Scumbag criminals target Markham Vale miners' memorial
Mindless criminals have targeted a memorial to remember miners who lost their lives at Markham Colliery.
Offenders stole name tags from three life-size steel statues at Markham Vale last Thursday.
The figures form part of the Walking Together memorial and were unveiled at the site in September.
One of the statues is in memory of Charles Moreton, who died in the 1937 Markham Colliery disaster.
Mr Moreton’s granddaughter Anne Ross, 58, of Hasland, said: “Why do this?
“It’s very upsetting.
“There’s absolutely no need for this mindless act – there are some terrible people out there.
“This is a memorial for many very brave men who lost their lives in awful circumstances.
“It should never be targeted.”
Councillor Anne Western, leader of Derbyshire County Council, added: “We are really shocked and extremely sad that someone has damaged three of the steel figures.
“The police are doing all they can to try to identify who is responsible and we are working with the team which installed the figures to make sure the name tags on each of them are more secure.
“The figures are on display across the whole site so that they are part of the community and can be easily seen by people.
“We don’t want them to be hidden away as that is not the point.
“It is disgraceful that someone has taken advantage of the fact they are easily accessible and damaged them in this way, causing distress and upset to the families of the miners.”
Anyone with information about the crimes should call police on 101.

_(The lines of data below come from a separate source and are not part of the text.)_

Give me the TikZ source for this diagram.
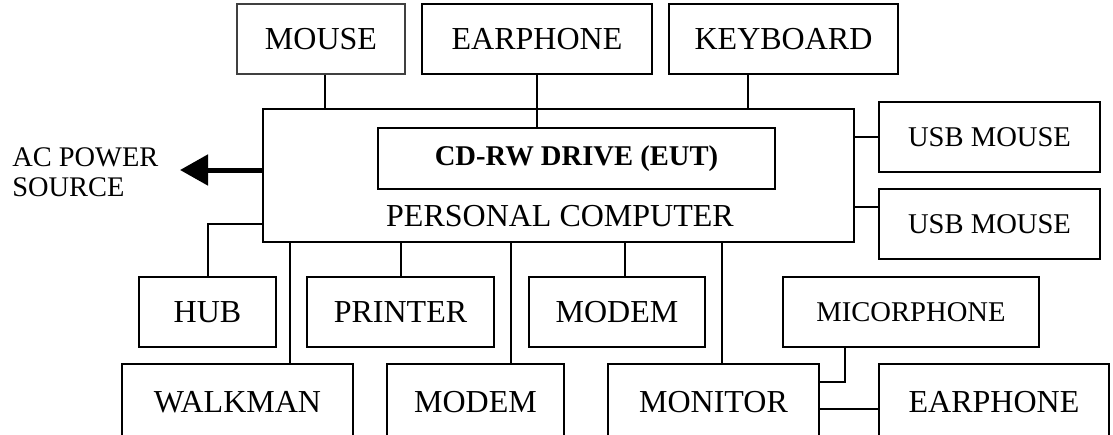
\documentclass[tikz,border=0pt]{standalone}
\usepackage{fontspec}
\setmainfont{Liberation Serif}
\usepackage{tikz}
\usetikzlibrary{arrows.meta,positioning,calc}

\begin{document}
\begin{tikzpicture}[
    x=0.5pt, y=-0.5pt,
    box/.style={draw=black, line width=1pt, inner sep=0pt, minimum height=35pt, align=center, font=\fontsize{16}{19}\selectfont},
    smallbox/.style={box, font=\fontsize{14.3}{17}\selectfont},
    lowbox/.style={box, minimum height=38pt},
    eutbox/.style={box, minimum height=30.5pt, font=\fontsize{14.3}{17}\selectfont\bfseries},
    wire/.style={line width=1pt},
    powerarrow/.style={-{Triangle[length=14pt,width=15pt]}, line width=2.5pt}
]
\useasboundingbox (0,0) rectangle (1113,434);
\clip (0,0) rectangle (1113,434);

% ===== PERSONAL COMPUTER =====
\node[box, minimum width=295.5pt, minimum height=66.5pt] (pc) at (558.5,175.5) {};
\node[eutbox, minimum width=198.5pt] (cd) at (576.5,158.5) {CD-RW DRIVE (EUT)};
\node[inner sep=0pt, font=\fontsize{16}{19}\selectfont] (pclabel) at (560,216) {PERSONAL COMPUTER};

% ===== TOP ROW =====
\node[box, draw=black!75, line width=0.6pt, minimum width=84pt] (mouse) at (321,39) {MOUSE};
\node[box, minimum width=115pt] (earA) at (537,39) {EARPHONE};
\node[box, minimum width=114.5pt] (kbd) at (783.5,39) {KEYBOARD};

\draw[wire] ([xshift=2pt]mouse.south) -- ([xshift=2pt]mouse.south |- pc.north);
\draw[wire] (earA.south) -- (earA.south |- cd.north);
\draw[wire] ([xshift=-18pt]kbd.south) -- ([xshift=-18pt]kbd.south |- pc.north);

% ===== RIGHT SIDE =====
\node[smallbox, minimum width=110.5pt] (usbA) at (989.5,137) {USB MOUSE};
\node[smallbox, minimum width=110.5pt] (usbB) at (989.5,224) {USB MOUSE};

\draw[wire] (pc.east |- usbA.west) -- (usbA.west);
\draw[wire] ([yshift=8.5pt]usbB.west) -- ([yshift=8.5pt]usbB.west -| pc.east);

% ===== AC POWER =====
\node[inner sep=0pt, anchor=west, align=left, font=\fontsize{14.2}{15}\selectfont] (ac) at (12,172) {AC POWER\\SOURCE};
\coordinate (actip) at (180,170);
\draw[powerarrow] (pc.west |- actip) -- (actip);

% ===== MIDDLE ROW =====
\node[box, minimum width=68.5pt] (hub) at (207.5,312) {HUB};
\node[box, minimum width=93.5pt] (prn) at (400.5,312) {PRINTER};
\node[box, minimum width=88pt] (modemA) at (617,312) {MODEM};
\node[smallbox, minimum width=128pt] (mic) at (911,312) {MICORPHONE};

\draw[wire] ([yshift=-24.25pt]pc.west) -| (hub.north);
\draw[wire] (prn.north) -- (prn.north |- pc.south);
\draw[wire] ([xshift=4pt]modemA.north) -- ([xshift=4pt]modemA.north |- pc.south);

% ===== BOTTOM ROW =====
\node[lowbox, minimum width=115.5pt] (walk) at (237.5,402) {WALKMAN};
\node[lowbox, minimum width=88.5pt] (modemB) at (475.5,402) {MODEM};
\node[lowbox, minimum width=105.5pt] (mon) at (713.5,402) {MONITOR};
\node[lowbox, minimum width=115pt] (earB) at (994,402) {EARPHONE};

\draw[wire] ([xshift=26.25pt]walk.north) -- ([xshift=26.25pt]walk.north |- pc.south);
\draw[wire] ([xshift=17.75pt]modemB.north) -- ([xshift=17.75pt]modemB.north |- pc.south);
\draw[wire] ([xshift=4.25pt]mon.north) -- ([xshift=4.25pt]mon.north |- pc.south);
\draw[wire] ([xshift=-33pt]mic.south) |- ([yshift=10pt]mon.east);
\draw[wire] ([yshift=-3.5pt]mon.east) -- ([yshift=-3.5pt]mon.east -| earB.west);

\end{tikzpicture}
\end{document}
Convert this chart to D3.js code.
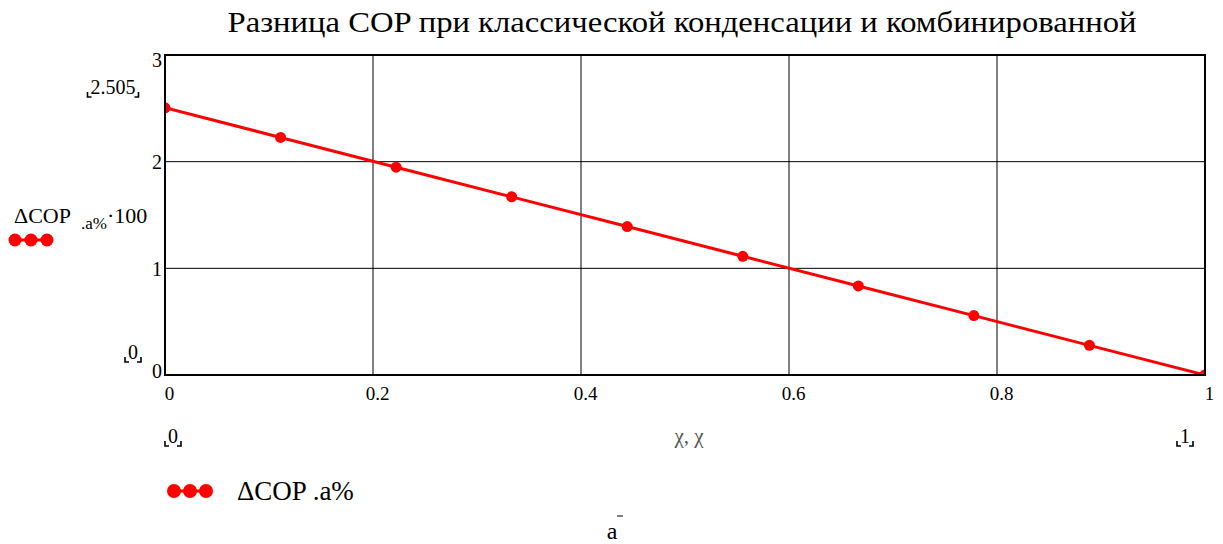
<!DOCTYPE html>
<html>
<head>
<meta charset="utf-8">
<script src="https://cdn.jsdelivr.net/npm/d3@7"></script>
<style>
  body { margin: 0; background: #fff; }
  svg text { font-family: "Liberation Serif", "DejaVu Serif", serif !important; }
</style>
</head>
<body>
<div id="chart"></div>
<script>
// chart data
var chartTitle = "Разница COP при классической конденсации и комбинированной";
var xValues = [0, 1/9, 2/9, 3/9, 4/9, 5/9, 6/9, 7/9, 8/9, 1];
var dCopValues = [2.505, 2.227, 1.948, 1.670, 1.392, 1.113, 0.835, 0.557, 0.278, 0];
var xTicks = [0, 0.2, 0.4, 0.6, 0.8, 1];
var yTicks = [0, 1, 2, 3];
var seriesName = "ΔCOP .a%";

var width = 1223, height = 544;
var margin = {left: 165, right: 18, top: 55, bottom: 169};

var svg = d3.select("#chart").append("svg")
    .attr("width", width)
    .attr("height", height);

var x = d3.scaleLinear().domain([0, 1]).range([margin.left, width - margin.right]);
var y = d3.scaleLinear().domain([0, 3]).range([height - margin.bottom, margin.top]);

// title
svg.append("text")
    .attr("x", 682).attr("y", 32)
    .attr("text-anchor", "middle")
    .style("font-size", "30px")
    .attr("textLength", 909)
    .attr("lengthAdjust", "spacingAndGlyphs")
    .text(chartTitle);

// grid
var grid = svg.append("g");
grid.selectAll("line.gx").data(xTicks.slice(1, -1)).enter().append("line")
    .attr("x1", function(d) { return x(d); }).attr("x2", function(d) { return x(d); })
    .attr("y1", y(3)).attr("y2", y(0))
    .attr("stroke", "#000").attr("stroke-width", 1);
grid.selectAll("line.gy").data(yTicks.slice(1, -1)).enter().append("line")
    .attr("x1", x(0)).attr("x2", x(1))
    .attr("y1", function(d) { return y(d); }).attr("y2", function(d) { return y(d); })
    .attr("stroke", "#000").attr("stroke-width", 1);

// tick labels via d3 axes (no lines)
var xAxis = d3.axisBottom(x).tickValues(xTicks).tickSize(0).tickPadding(12)
    .tickFormat(function(d) { return String(+d.toFixed(1)); });
var gx = svg.append("g").attr("transform", "translate(4," + y(0) + ")").call(xAxis);
gx.select(".domain").remove();
gx.selectAll("text").style("font-size", "19px").attr("fill", "#000");

var yAxis = d3.axisLeft(y).tickValues(yTicks).tickSize(0).tickPadding(3).tickFormat(d3.format("d"));
var gy = svg.append("g").attr("transform", "translate(" + x(0) + ",0)").call(yAxis);
gy.select(".domain").remove();
gy.selectAll("text").style("font-size", "20px").attr("fill", "#000")
    .attr("dy", function(d) { return d === 0 ? "0.1em" : (d === 3 ? "0.55em" : "0.35em"); });

// clip
svg.append("clipPath").attr("id", "plotclip").append("rect")
    .attr("x", x(0)).attr("y", y(3)).attr("width", x(1) - x(0)).attr("height", y(0) - y(3));

var plot = svg.append("g").attr("clip-path", "url(#plotclip)");
var pts = xValues.map(function(d, i) { return [d, dCopValues[i]]; });
var line = d3.line().x(function(d) { return x(d[0]); }).y(function(d) { return y(d[1]); });
plot.append("path").datum(pts)
    .attr("d", line)
    .attr("fill", "none").attr("stroke", "#ff0000").attr("stroke-width", 3);
plot.selectAll("circle").data(pts).enter().append("circle")
    .attr("cx", function(d) { return x(d[0]); })
    .attr("cy", function(d) { return y(d[1]); })
    .attr("r", 5.5)
    .attr("fill", "#ff0000");

// frame
svg.append("rect")
    .attr("x", x(0)).attr("y", y(3))
    .attr("width", x(1) - x(0)).attr("height", y(0) - y(3))
    .attr("fill", "none").attr("stroke", "#000").attr("stroke-width", 2);

// mathcad style bracketed limit labels
function bracketLabel(cx, cy, txt, size) {
    var g = svg.append("g");
    var t = g.append("text").attr("x", cx).attr("y", cy)
        .attr("text-anchor", "middle")
        .style("font-size", size + "px")
        .text(txt);
    var bb = t.node().getBBox();
    var bx0 = bb.x - 3, bx1 = bb.x + bb.width + 3, by = cy + 3;
    g.append("path").attr("d", "M" + bx0 + "," + (by - 5) + "V" + by + "H" + (bx0 + 4))
        .attr("fill", "none").attr("stroke", "#000").attr("stroke-width", 1.6);
    g.append("path").attr("d", "M" + bx1 + "," + (by - 5) + "V" + by + "H" + (bx1 - 4))
        .attr("fill", "none").attr("stroke", "#000").attr("stroke-width", 1.6);
}
bracketLabel(113, 94, d3.format(".3f")(dCopValues[0]), 20);
bracketLabel(133, 359, "0", 20);
bracketLabel(173, 443, String(xValues[0]), 20);
bracketLabel(1185, 443, String(xValues[xValues.length - 1]), 20);

// y-axis expression label
var yl = svg.append("text").attr("x", 14).attr("y", 223).style("font-size", "22px");
yl.append("tspan").text("ΔCOP");
yl.append("tspan").attr("dx", 10).attr("dy", 6).style("font-size", "17px").text(".a%");
yl.append("tspan").attr("dy", -6).style("font-size", "22px").text("·100");

function legendMarker(x0, cy, step, r) {
    var g = svg.append("g");
    g.append("line").attr("x1", x0).attr("x2", x0 + 2 * step).attr("y1", cy).attr("y2", cy)
        .attr("stroke", "#ff0000").attr("stroke-width", 3);
    g.selectAll("circle").data([0, 1, 2]).enter().append("circle")
        .attr("cx", function(d) { return x0 + d * step; })
        .attr("cy", cy).attr("r", r).attr("fill", "#ff0000");
}
legendMarker(15, 240, 16, 6.5);

// x-axis expression label
svg.append("text").attr("x", 689).attr("y", 443)
    .attr("text-anchor", "middle")
    .attr("fill", "#555")
    .style("font-size", "21px")
    .text("χ, χ");

// legend
legendMarker(174, 491, 16, 7);
svg.append("text").attr("x", 237).attr("y", 500)
    .style("font-size", "27px")
    .text(seriesName);

// caption
svg.append("text").attr("x", 612).attr("y", 539)
    .attr("text-anchor", "middle")
    .style("font-size", "24px")
    .text("a");
svg.append("line").attr("x1", 617).attr("x2", 623).attr("y1", 516).attr("y2", 516)
    .attr("stroke", "#000").attr("stroke-width", 1);
</script>
</body>
</html>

The Walking Together memorial will eventually feature 106 figures stretching between Duckmanton, Chesterfield and the former pithead of Markham Colliery.
It symbolises a miner’s journey to the pit and back home again and represents the 106 men who lost their lives in three accidents at the site.
Eighteen miners died and 11 others suffered serious injury when the mechanical brake on a lift carrying them to the coalface failed at Markham Colliery on 30 July, 1973.
It was the third disaster at the colliery following accidents in 1937 and 1938 in which 77 miners lost their lives.